[Material]
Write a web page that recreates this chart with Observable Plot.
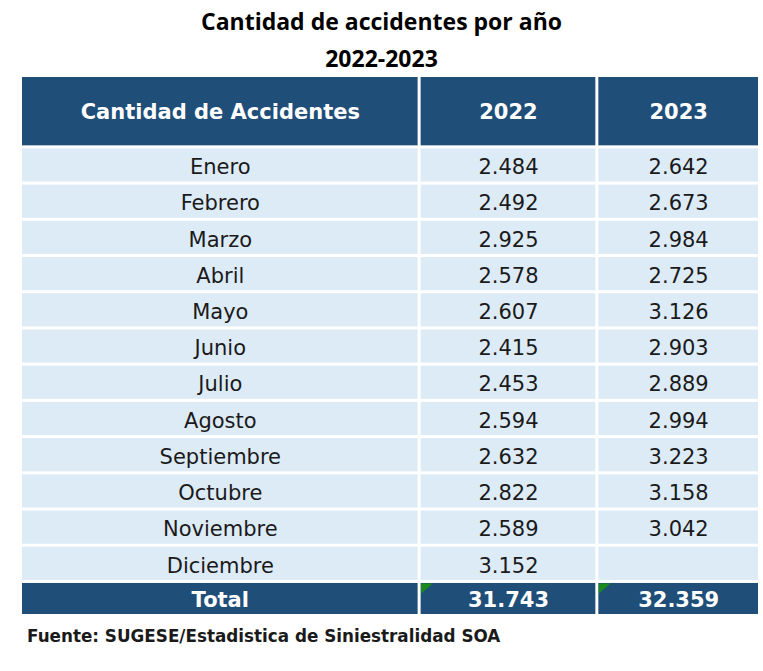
<!DOCTYPE html>
<html>
<head>
<meta charset="utf-8">
<script src="https://cdn.jsdelivr.net/npm/d3@7"></script>
<script src="https://cdn.jsdelivr.net/npm/@observablehq/plot@0.6"></script>
<style>
  body { margin: 0; background: #ffffff; }
  #title { width: 763px; height: 70px; text-align: center; font-family: "Open Sans", Lato, sans-serif; font-weight: bold; font-size: 23px; line-height: 37px; color: #000; padding-top: 3px; box-sizing: border-box; }
  #chart svg { display: block; }
  #footer { padding-left: 27px; font-family: "DejaVu Sans", sans-serif; font-weight: bold; font-size: 16.8px; color: #1a1a1a; line-height: 20px; }
</style>
</head>
<body>
<div id="title">Cantidad de accidentes por año<br>2022-2023</div>
<div id="chart"></div>
<div id="footer">Fuente: SUGESE/Estadistica de Siniestralidad SOA</div>
<script>
// ---- data ----
const headerLabels = ["Cantidad de Accidentes", "2022", "2023"];
const months = ["Enero", "Febrero", "Marzo", "Abril", "Mayo", "Junio", "Julio", "Agosto", "Septiembre", "Octubre", "Noviembre", "Diciembre"];
const values2022 = [2484, 2492, 2925, 2578, 2607, 2415, 2453, 2594, 2632, 2822, 2589, 3152];
const values2023 = [2642, 2673, 2984, 2725, 3126, 2903, 2889, 2994, 3223, 3158, 3042, null];
const totalLabel = "Total";
const totals = [31743, 32359];

// ---- layout ----
const colWidths = [397, 177, 162];
const headerH = 1.97, monthH = 1, totalH = 0.94;
const dark = "#1f4e79", light = "#ddebf7";

const fmt = d3.formatLocale({decimal: ",", thousands: ".", grouping: [3], currency: ["", ""]}).format(",d");

const colX = [0];
colWidths.forEach((w, i) => colX.push(colX[i] + w));

const cells = [];
function addRow(y1, y2, texts, kind) {
  texts.forEach((t, c) => {
    cells.push({x1: colX[c], x2: colX[c + 1], y1, y2, text: t, kind, col: c});
  });
}
addRow(0, headerH, headerLabels, "header");
months.forEach((m, i) => {
  const y1 = headerH + i * monthH;
  addRow(y1, y1 + monthH, [m, values2022[i] == null ? "" : fmt(values2022[i]), values2023[i] == null ? "" : fmt(values2023[i])], "body");
});
const totalY = headerH + months.length * monthH;
addRow(totalY, totalY + totalH, [totalLabel, fmt(totals[0]), fmt(totals[1])], "total");

const markers = cells.filter(d => d.kind === "total" && d.col > 0);

const cornerTriangle = {
  draw(context, size) {
    const s = Math.sqrt(size);
    context.moveTo(0, 0);
    context.lineTo(s, 0);
    context.lineTo(0, s * 0.85);
    context.closePath();
  }
};

const chart = Plot.plot({
  width: 763,
  height: 556,
  marginLeft: 20.5,
  marginRight: 3.5,
  marginTop: 5.5,
  marginBottom: 10.5,
  x: {domain: [0, colX[colX.length - 1]], axis: null},
  y: {domain: [0, totalY + totalH], axis: null, reverse: true},
  marks: [
    Plot.rect(cells, {
      x1: "x1", x2: "x2", y1: "y1", y2: "y2",
      fill: d => d.kind === "body" ? light : dark,
      inset: 1.5
    }),
    Plot.dot(markers, {
      x: "x1", y: "y1", symbol: cornerTriangle, r: 6.6,
      fill: "#1b8a1b", stroke: null, dx: 1.5, dy: 1.5
    }),
    Plot.text(cells.filter(d => d.kind === "body"), {
      x: d => (d.x1 + d.x2) / 2, y: d => (d.y1 + d.y2) / 2,
      text: "text", fill: "#1a1a1a", dy: 2,
      fontFamily: "DejaVu Sans", fontSize: 21
    }),
    Plot.text(cells.filter(d => d.kind !== "body"), {
      x: d => (d.x1 + d.x2) / 2, y: d => (d.y1 + d.y2) / 2,
      text: "text", fill: "#ffffff", dy: 1,
      fontFamily: "DejaVu Sans", fontSize: 21, fontWeight: "bold"
    })
  ]
});
document.getElementById("chart").appendChild(chart);
</script>
</body>
</html>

[Goal]
Reproduce the whole listing word for word, setting aside any pictures.

[Finished task]
Write a web page that recreates this chart with Observable Plot.
<!DOCTYPE html>
<html>
<head>
<meta charset="utf-8">
<script src="https://cdn.jsdelivr.net/npm/d3@7"></script>
<script src="https://cdn.jsdelivr.net/npm/@observablehq/plot@0.6"></script>
<style>
  body { margin: 0; background: #ffffff; }
  #title { width: 763px; height: 70px; text-align: center; font-family: "Open Sans", Lato, sans-serif; font-weight: bold; font-size: 23px; line-height: 37px; color: #000; padding-top: 3px; box-sizing: border-box; }
  #chart svg { display: block; }
  #footer { padding-left: 27px; font-family: "DejaVu Sans", sans-serif; font-weight: bold; font-size: 16.8px; color: #1a1a1a; line-height: 20px; }
</style>
</head>
<body>
<div id="title">Cantidad de accidentes por año<br>2022-2023</div>
<div id="chart"></div>
<div id="footer">Fuente: SUGESE/Estadistica de Siniestralidad SOA</div>
<script>
// ---- data ----
const headerLabels = ["Cantidad de Accidentes", "2022", "2023"];
const months = ["Enero", "Febrero", "Marzo", "Abril", "Mayo", "Junio", "Julio", "Agosto", "Septiembre", "Octubre", "Noviembre", "Diciembre"];
const values2022 = [2484, 2492, 2925, 2578, 2607, 2415, 2453, 2594, 2632, 2822, 2589, 3152];
const values2023 = [2642, 2673, 2984, 2725, 3126, 2903, 2889, 2994, 3223, 3158, 3042, null];
const totalLabel = "Total";
const totals = [31743, 32359];

// ---- layout ----
const colWidths = [397, 177, 162];
const headerH = 1.97, monthH = 1, totalH = 0.94;
const dark = "#1f4e79", light = "#ddebf7";

const fmt = d3.formatLocale({decimal: ",", thousands: ".", grouping: [3], currency: ["", ""]}).format(",d");

const colX = [0];
colWidths.forEach((w, i) => colX.push(colX[i] + w));

const cells = [];
function addRow(y1, y2, texts, kind) {
  texts.forEach((t, c) => {
    cells.push({x1: colX[c], x2: colX[c + 1], y1, y2, text: t, kind, col: c});
  });
}
addRow(0, headerH, headerLabels, "header");
months.forEach((m, i) => {
  const y1 = headerH + i * monthH;
  addRow(y1, y1 + monthH, [m, values2022[i] == null ? "" : fmt(values2022[i]), values2023[i] == null ? "" : fmt(values2023[i])], "body");
});
const totalY = headerH + months.length * monthH;
addRow(totalY, totalY + totalH, [totalLabel, fmt(totals[0]), fmt(totals[1])], "total");

const markers = cells.filter(d => d.kind === "total" && d.col > 0);

const cornerTriangle = {
  draw(context, size) {
    const s = Math.sqrt(size);
    context.moveTo(0, 0);
    context.lineTo(s, 0);
    context.lineTo(0, s * 0.85);
    context.closePath();
  }
};

const chart = Plot.plot({
  width: 763,
  height: 556,
  marginLeft: 20.5,
  marginRight: 3.5,
  marginTop: 5.5,
  marginBottom: 10.5,
  x: {domain: [0, colX[colX.length - 1]], axis: null},
  y: {domain: [0, totalY + totalH], axis: null, reverse: true},
  marks: [
    Plot.rect(cells, {
      x1: "x1", x2: "x2", y1: "y1", y2: "y2",
      fill: d => d.kind === "body" ? light : dark,
      inset: 1.5
    }),
    Plot.dot(markers, {
      x: "x1", y: "y1", symbol: cornerTriangle, r: 6.6,
      fill: "#1b8a1b", stroke: null, dx: 1.5, dy: 1.5
    }),
    Plot.text(cells.filter(d => d.kind === "body"), {
      x: d => (d.x1 + d.x2) / 2, y: d => (d.y1 + d.y2) / 2,
      text: "text", fill: "#1a1a1a", dy: 2,
      fontFamily: "DejaVu Sans", fontSize: 21
    }),
    Plot.text(cells.filter(d => d.kind !== "body"), {
      x: d => (d.x1 + d.x2) / 2, y: d => (d.y1 + d.y2) / 2,
      text: "text", fill: "#ffffff", dy: 1,
      fontFamily: "DejaVu Sans", fontSize: 21, fontWeight: "bold"
    })
  ]
});
document.getElementById("chart").appendChild(chart);
</script>
</body>
</html>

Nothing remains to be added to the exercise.